Among the many pressing concerns for the Right to Counsel Consortium, perhaps none is more important than challenging the systematic waiver of that right around the country.  All too often, we see what happens to people – particularly those of limited means – when they do not have the guiding hand of counsel in their dealings with the court.  Americans who lack the money to hire a lawyer simply cannot vindicate their rights in court.  

Part of our work here at the department includes collaboration with the Office of Justice Programs, to ensure that defenders have ever greater access to federal funding.  ATJ worked with the Bureau of Justice Assistance (BJA) to develop a multi-million dollar grant program – Answering Gideon’s Call – that helps jurisdictions implement one or more of the ABA Ten Principles of a Public Defense Delivery System.  BJA also enlisted our help with the $2 Million Smart Defense Initiative.

Apart from these targeted defender grants, ATJ has worked with BJA to better promote the use of Byrne/JAG dollars for indigent defense.  Byrne/JAG is the department’s single biggest funding stream for local justice assistance, but the Department of Justice does not dictate how it is spent.  Those decisions are made by local and state committees. ATJ has worked to make defenders part of those committees; we offered assistance to BJA when they re-wrote the Byrne/JAG solicitation to make indigent defense a top priority for department funds; we have reached out to defender organizations and produced webinars explaining how best to access federal funds and we have spoken directly to the state and local administrators themselves.

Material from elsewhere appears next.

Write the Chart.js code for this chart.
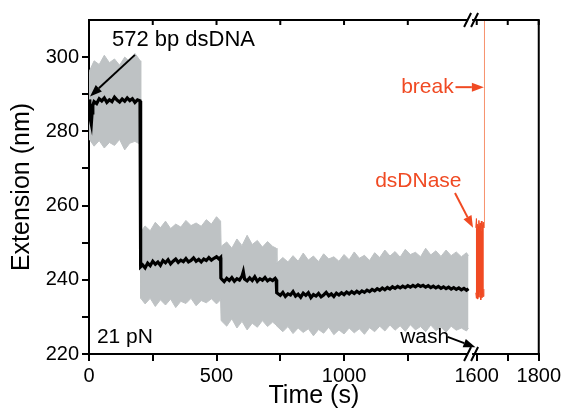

ATJ also does significant work to improve access to skilled and well trained counsel in Indian country.  We work very closely with the Bureau of Indian Affairs Office of Tribal Justice Support to make sure that those tribal courts that wish to pursue a western model have the resources and training to do so, and that they are staffed with a capable and well-resourced defender.

Still, there remains much more that needs to be done.  We need a well-funded, well-staffed, well-trained public defender office in every county and state in the country, for both adults and juveniles.  We want to promote access to counsel at first appearance, regardless of what the law requires, because it is good public policy.  We need to increase access to counsel in misdemeanor and traffic cases, because we are all too familiar with the abuses that occur in the absence of a defense attorney.  

We also want to re-conceptualize public defenders altogether.  Many think that people need public defenders so that they can go to trial and win, but the overwhelming number of public defender clients will never even get near a trial.  Rather, we need to promote holistic defense, either within public defender offices themselves, or by connecting public defenders with strong civil legal aid organizations to provide many of the civil-side legal services – mental health advocates, disability attorneys, housing lawyers, education advocates and immigration attorneys – that make a defender office holistic.  People who come into contact with the criminal justice system often do so because they are in the throes of addiction, because they are suffering from emerging or persistent mental health issues, because they are dealing with crippling family strife or because they have educational disabilities or other needs that are unidentified or unmet.  A public defender office needs to be in a position to deal with all of these eventualities.

This group has tremendous promise. There is nothing that matters more to us at Access to Justice than upholding and enhancing the right to counsel.